JOB:
From the first line of the listing below, retype each line up to and including the one with "gemeld worden bij"; pictures stay out.

DATA:
-=-=-
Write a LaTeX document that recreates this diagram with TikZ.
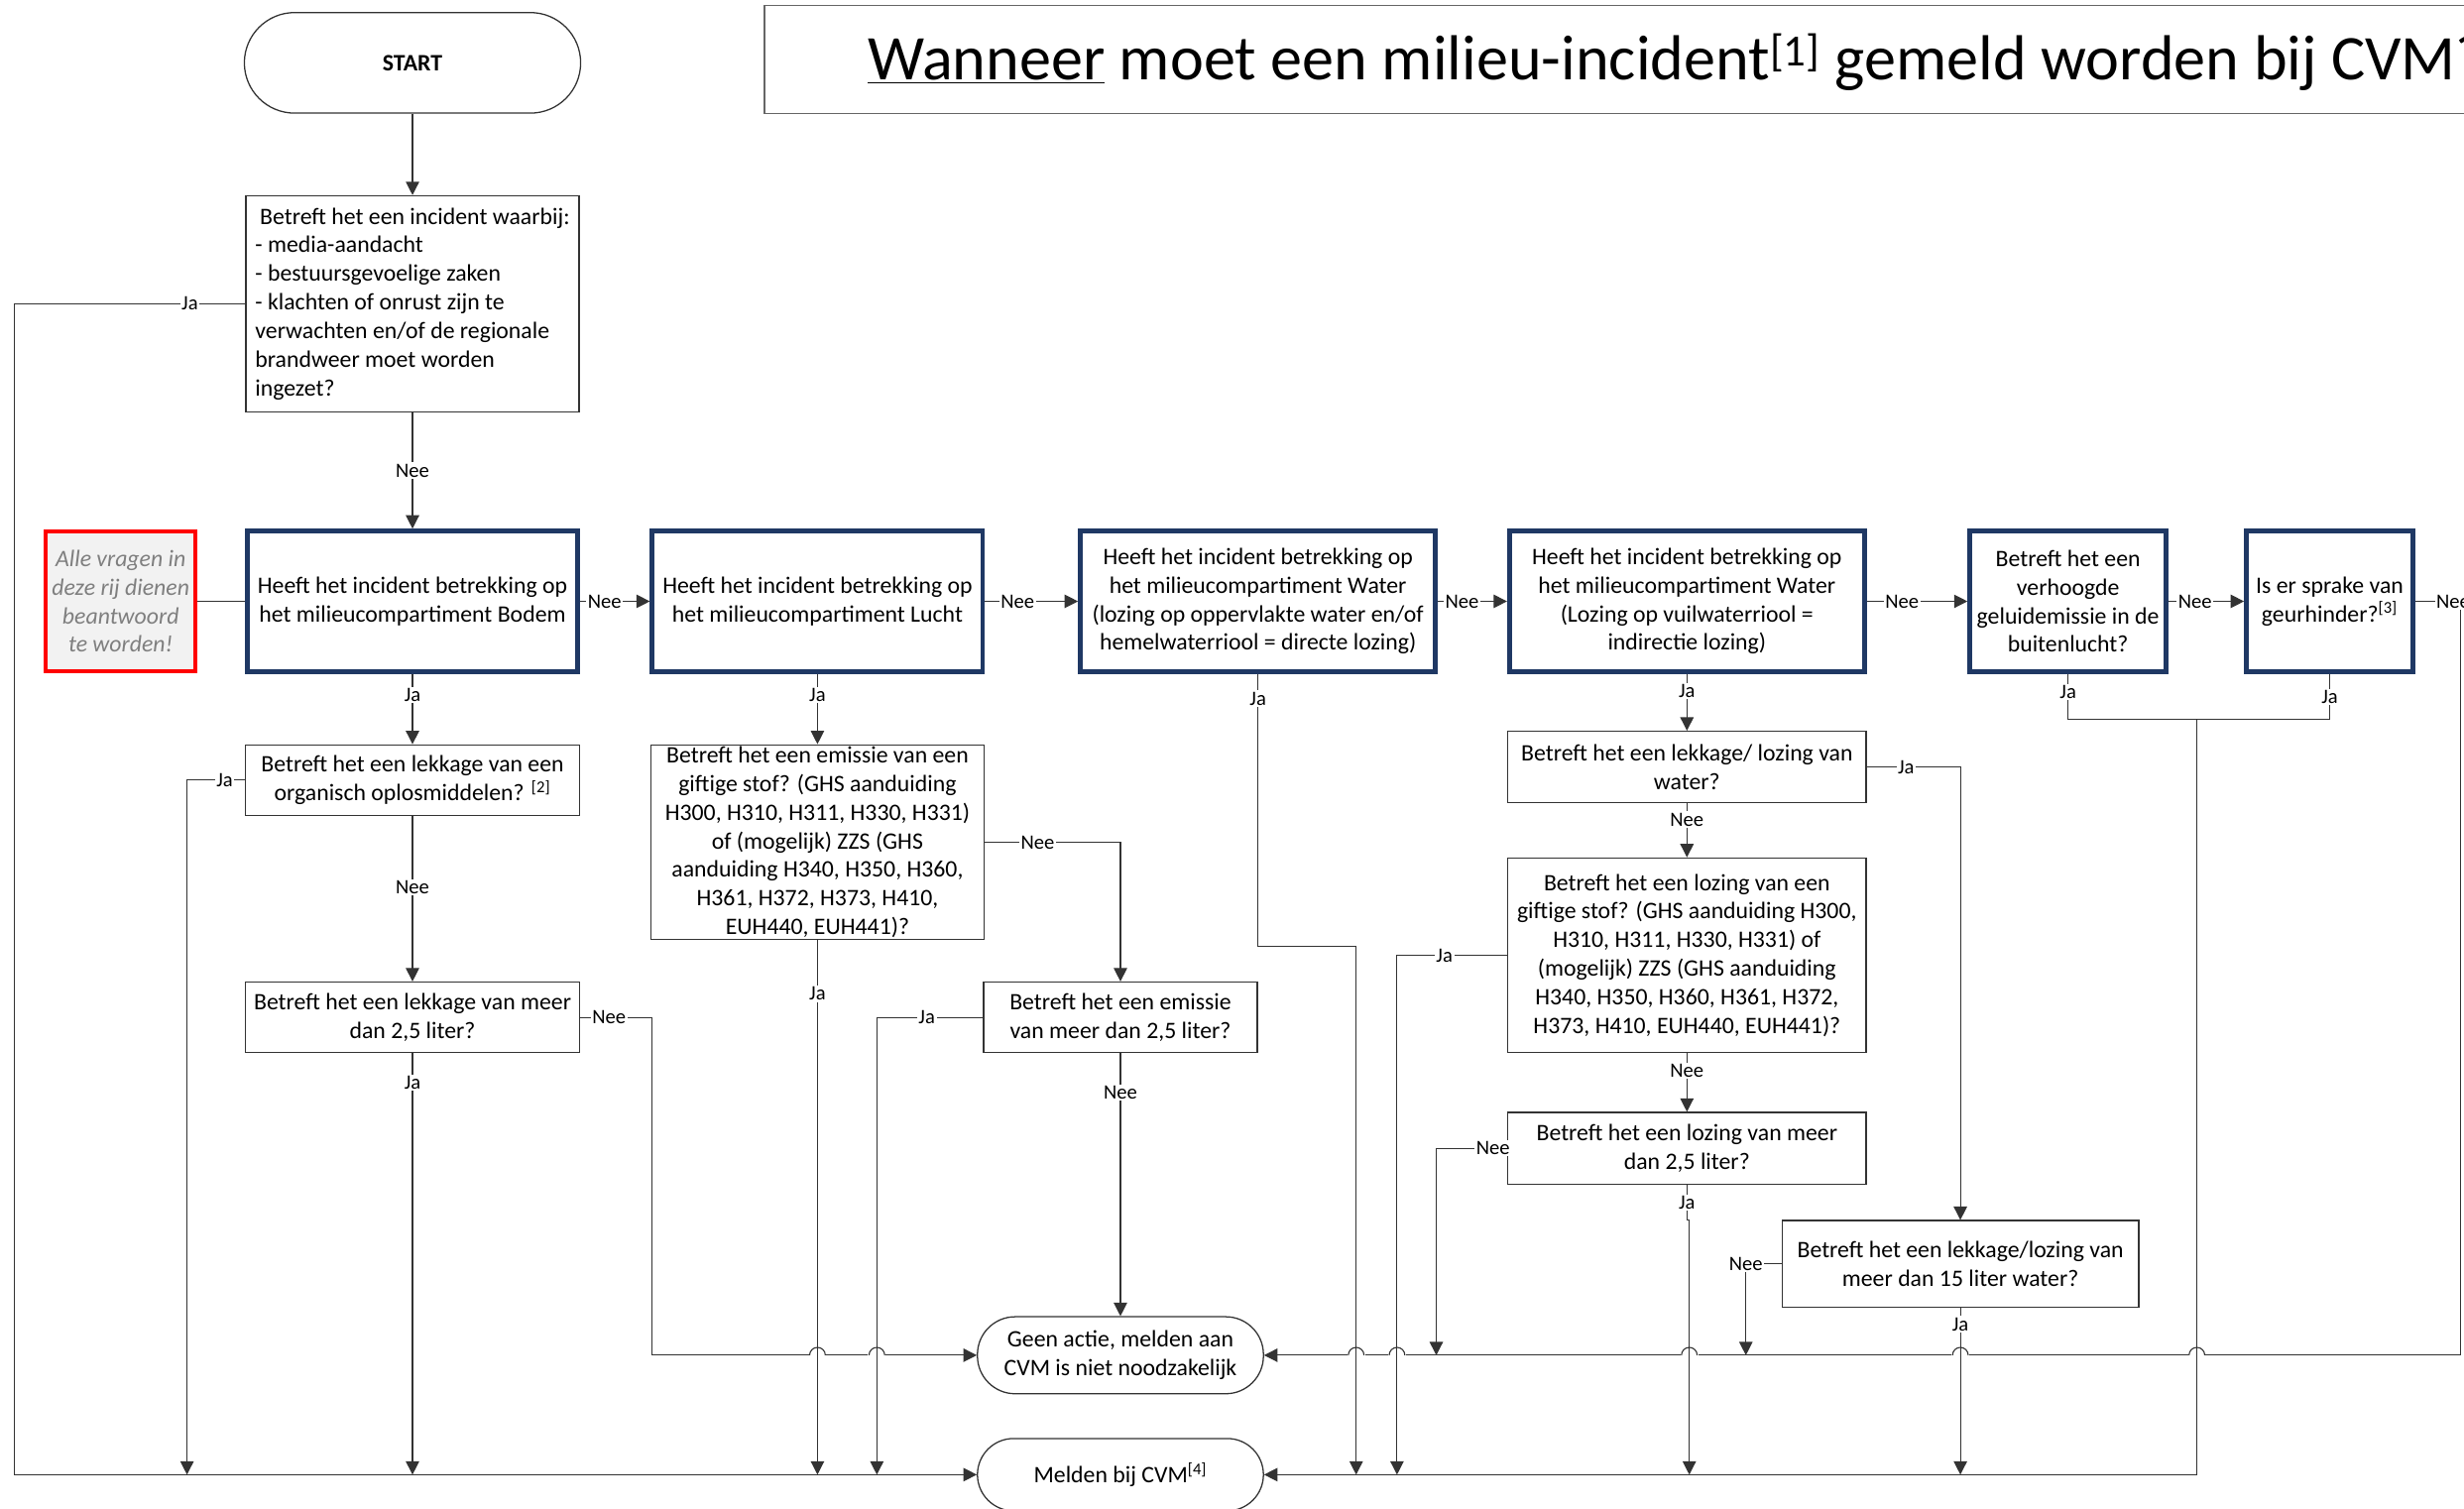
\documentclass[tikz,border=0pt]{standalone}
\usepackage{fontspec}
\setmainfont{Carlito}
\usetikzlibrary{arrows.meta}
\definecolor{navy}{HTML}{1F3864}
\definecolor{notefill}{HTML}{F2F2F2}
\definecolor{notetext}{HTML}{7F7F7F}

\begin{document}
\begin{tikzpicture}[x=1pt, y=-1pt,
  qbox/.style={draw=black!80, line width=0.8pt, align=center, inner sep=0pt,
    font=\fontsize{15}{18.2}\selectfont},
  mainbox/.style={qbox, draw=navy, line width=3pt},
  conn/.style={draw=black!80, line width=0.7pt},
  arr/.style={conn, -{Triangle[length=8.5pt,width=8.5pt]}},
  lbl/.style={font=\fontsize{13}{15}\selectfont, fill=white, inner sep=1pt}]
  \path[use as bounding box, fill=white] (0,0) rectangle (1568,960);
  \clip (0,0) rectangle (1568,960);

  % titel
  \draw[conn, draw=black!60] (486.5,3.6) rectangle (1700,72);
  \node[anchor=base west, inner sep=0pt, font=\fontsize{40.5}{48}\selectfont] (title) at (552,51)
    {\underline{Wanneer} moet een milieu-incident\textsuperscript{[1]} gemeld worden bij CVM?};

  \node[qbox, rounded corners=32pt, minimum width=214pt, minimum height=64pt,
    font=\fontsize{15}{18.2}\selectfont\bfseries] (start) at (262.5,40) {START};
  \node[qbox, align=left, minimum width=212pt, minimum height=137.5pt] (q0) at (262.5,193.3)
    {\hspace*{3pt}Betreft het een incident waarbij:\\- media-aandacht\\- bestuursgevoelige zaken\\
     - klachten of onrust zijn te\\verwachten en/of de regionale\\brandweer moet worden\\ingezet?};

  % rij met compartimenten
  \node[mainbox, draw=red, line width=2.5pt, fill=notefill, text=notetext,
    font=\fontsize{15}{18.2}\selectfont\itshape, minimum width=95pt, minimum height=89.5pt] (note) at (76.8,382.7)
    {Alle vragen in\\deze rij dienen\\beantwoord\\te worden!};
  \node[mainbox, minimum width=210.4pt, minimum height=89.5pt] (bodem) at (262.5,382.7)
    {Heeft het incident betrekking op\\het milieucompartiment Bodem};
  \node[mainbox, minimum width=210.3pt, minimum height=89.5pt] (lucht) at (520.2,382.7)
    {Heeft het incident betrekking op\\het milieucompartiment Lucht};
  \node[mainbox, minimum width=226pt, minimum height=89.5pt] (wdirect) at (800.5,382.7)
    {Heeft het incident betrekking op\\het milieucompartiment Water\\(lozing op oppervlakte water en/of\\hemelwaterriool = directe lozing)};
  \node[mainbox, minimum width=226pt, minimum height=89.5pt] (windirect) at (1073.5,382.7)
    {Heeft het incident betrekking op\\het milieucompartiment Water\\(Lozing op vuilwaterriool =\\indirectie lozing)};
  \node[mainbox, minimum width=125pt, minimum height=89.5pt] (geluid) at (1316,382.7)
    {Betreft het een\\verhoogde\\geluidemissie in de\\buitenlucht?};
  \node[mainbox, minimum width=106pt, minimum height=89.5pt] (geur) at (1482.5,382.7)
    {Is er sprake van\\geurhinder?\textsuperscript{[3]}};

  % vervolgvragen
  \node[qbox, minimum width=212.6pt, minimum height=45pt] (b1) at (262.5,496.5)
    {Betreft het een lekkage van een\\organisch oplosmiddelen? \textsuperscript{[2]}};
  \node[qbox, minimum width=212.6pt, minimum height=45pt] (b2) at (262.5,647.5)
    {Betreft het een lekkage van meer\\dan 2,5 liter?};
  \node[qbox, minimum width=212pt, minimum height=124pt] (l1) at (520.2,536)
    {Betreft het een emissie van een\\giftige stof? (GHS aanduiding\\H300, H310, H311, H330, H331)\\
     of (mogelijk) ZZS (GHS\\aanduiding H340, H350, H360,\\H361, H372, H373, H410,\\EUH440, EUH441)?};
  \node[qbox, minimum width=174pt, minimum height=45pt] (l2) at (713,647.5)
    {Betreft het een emissie\\van meer dan 2,5 liter?};
  \node[qbox, minimum width=228pt, minimum height=45.6pt] (w1) at (1073.5,488.2)
    {Betreft het een lekkage/ lozing van\\water?};
  \node[qbox, minimum width=228pt, minimum height=124pt] (w2) at (1073.5,608)
    {Betreft het een lozing van een\\giftige stof? (GHS aanduiding H300,\\H310, H311, H330, H331) of\\
     (mogelijk) ZZS (GHS aanduiding\\H340, H350, H360, H361, H372,\\H373, H410, EUH440, EUH441)?};
  \node[qbox, minimum width=228pt, minimum height=45.7pt] (w3) at (1073.5,730.8)
    {Betreft het een lozing van meer\\dan 2,5 liter?};
  \node[qbox, minimum width=227pt, minimum height=55pt] (w4) at (1247.5,804.3)
    {Betreft het een lekkage/lozing van\\meer dan 15 liter water?};

  % eindpunten
  \node[qbox, rounded corners=24pt, minimum width=182pt, minimum height=49pt] (geen) at (713,862.5)
    {Geen actie, melden aan\\CVM is niet noodzakelijk};
  \node[qbox, rounded corners=23pt, minimum width=182pt, minimum height=46pt] (melden) at (713,938.5)
    {Melden bij CVM\textsuperscript{[4]}};

  \coordinate (mL) at (9,938.5);
  \coordinate (mR) at (1398,938.5);
  \coordinate (gR) at (1566,382.7);
  \coordinate (gB) at (1566,862.5);
  \coordinate (gJ) at (1398,458);
  \coordinate (b1J) at (119,938.5);
  \coordinate (b2N) at (415,862.5);
  \coordinate (l2J) at (558,938.5);
  \coordinate (wdA) at (863,602);
  \coordinate (w2J) at (889,938.5);
  \coordinate (w3N) at (914,862.5);
  \coordinate (w3J) at (1075,938.5);
  \coordinate (w4N) at (1111,862.5);

  % lijnen naar Geen actie eerst (ivm bruggetjes)
  \draw[arr] (geur) -- node[lbl,pos=.83]{Nee} (gR) -- (gB) -- (geen);
  \draw[arr] (b2) -- node[lbl,pos=.4]{Nee} (b2 -| b2N) -- (b2N) -- (geen);
  \foreach \bx in {520.2,558,863,889,1075,1247.5,1398}{
    \fill[white] (\bx-5.6,860) rectangle (\bx+5.6,865);
    \draw[conn] (\bx-5,862.5) arc[start angle=180,end angle=360,radius=5];
  }

  \draw[arr] (start) -- (q0);
  \draw[arr] (q0) -- node[lbl]{Nee} (bodem);
  \draw[arr] (q0) -- node[lbl,pos=.24]{Ja} (q0 -| mL) -- (mL) -- (melden);
  \draw[conn] (note) -- (bodem);

  \draw[arr] (bodem) -- node[lbl,pos=.35]{Nee} (lucht);
  \draw[arr] (lucht) -- node[lbl,pos=.35]{Nee} (wdirect);
  \draw[arr] (wdirect) -- node[lbl,pos=.35]{Nee} (windirect);
  \draw[arr] (windirect) -- node[lbl,pos=.35]{Nee} (geluid);
  \draw[arr] (geluid) -- node[lbl,pos=.35]{Nee} (geur);

  % Bodem
  \draw[arr] (bodem) -- node[lbl,pos=.3]{Ja} (b1);
  \draw[arr] (b1) -- node[lbl,pos=.35]{Ja} (b1 -| b1J) -- (b1J);
  \draw[arr] (b1) -- node[lbl,pos=.43]{Nee} (b2);
  \draw[arr] (b2) -- node[lbl,pos=.07]{Ja} (b2 |- melden);

  % Lucht
  \draw[arr] (lucht) -- node[lbl,pos=.3]{Ja} (l1);
  \draw[arr] (l1) -- node[lbl,pos=.1]{Ja} (l1 |- melden);
  \draw[arr] (l1) -- node[lbl,pos=.39]{Nee} (l1 -| l2) -- (l2);
  \draw[arr] (l2) -- node[lbl,pos=.53]{Ja} (l2 -| l2J) -- (l2J);
  \draw[arr] (l2) -- node[lbl,pos=.15]{Nee} (geen);

  % Water
  \draw[arr] (wdirect) -- node[lbl,pos=.09]{Ja} (wdirect |- wdA) -- (wdA) -- (wdA |- melden);
  \draw[arr] (windirect) -- node[lbl,pos=.3]{Ja} (w1);
  \draw[arr] (w1) -- node[lbl,pos=.42]{Ja} (w1 -| w4) -- (w4);
  \draw[arr] (w1) -- node[lbl,pos=.3]{Nee} (w2);
  \draw[arr] (w2) -- node[lbl,pos=.57]{Ja} (w2 -| w2J) -- (w2J);
  \draw[arr] (w2) -- node[lbl,pos=.3]{Nee} (w3);
  \draw[arr] (w3) -- node[lbl,pos=.2]{Nee} (w3 -| w3N) -- (w3N);
  \draw[arr] (w3.south) -- node[lbl,pos=.5]{Ja} ++(0,22.5) -- ++(1.5,0) -- (w3J);
  \draw[arr] (w4) -- (w4 -| w4N) node[lbl]{Nee} -- (w4N);
  \draw[arr] (w4) -- node[lbl,pos=.1]{Ja} (w4 |- melden);

  % Geluid en geur
  \draw[conn] (geluid) -- node[lbl,pos=.4]{Ja} (geluid |- gJ) -- (geur |- gJ) -- node[lbl,pos=.5]{Ja} (geur);
  \draw[arr] (gJ) -- (mR) -- (melden);
\end{tikzpicture}
\end{document}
-=-=-
REPLY TO THE EXERCISE:
Write a LaTeX document that recreates this diagram with TikZ.
\documentclass[tikz,border=0pt]{standalone}
\usepackage{fontspec}
\setmainfont{Carlito}
\usetikzlibrary{arrows.meta}
\definecolor{navy}{HTML}{1F3864}
\definecolor{notefill}{HTML}{F2F2F2}
\definecolor{notetext}{HTML}{7F7F7F}

\begin{document}
\begin{tikzpicture}[x=1pt, y=-1pt,
  qbox/.style={draw=black!80, line width=0.8pt, align=center, inner sep=0pt,
    font=\fontsize{15}{18.2}\selectfont},
  mainbox/.style={qbox, draw=navy, line width=3pt},
  conn/.style={draw=black!80, line width=0.7pt},
  arr/.style={conn, -{Triangle[length=8.5pt,width=8.5pt]}},
  lbl/.style={font=\fontsize{13}{15}\selectfont, fill=white, inner sep=1pt}]
  \path[use as bounding box, fill=white] (0,0) rectangle (1568,960);
  \clip (0,0) rectangle (1568,960);

  % titel
  \draw[conn, draw=black!60] (486.5,3.6) rectangle (1700,72);
  \node[anchor=base west, inner sep=0pt, font=\fontsize{40.5}{48}\selectfont] (title) at (552,51)
    {\underline{Wanneer} moet een milieu-incident\textsuperscript{[1]} gemeld worden bij CVM?};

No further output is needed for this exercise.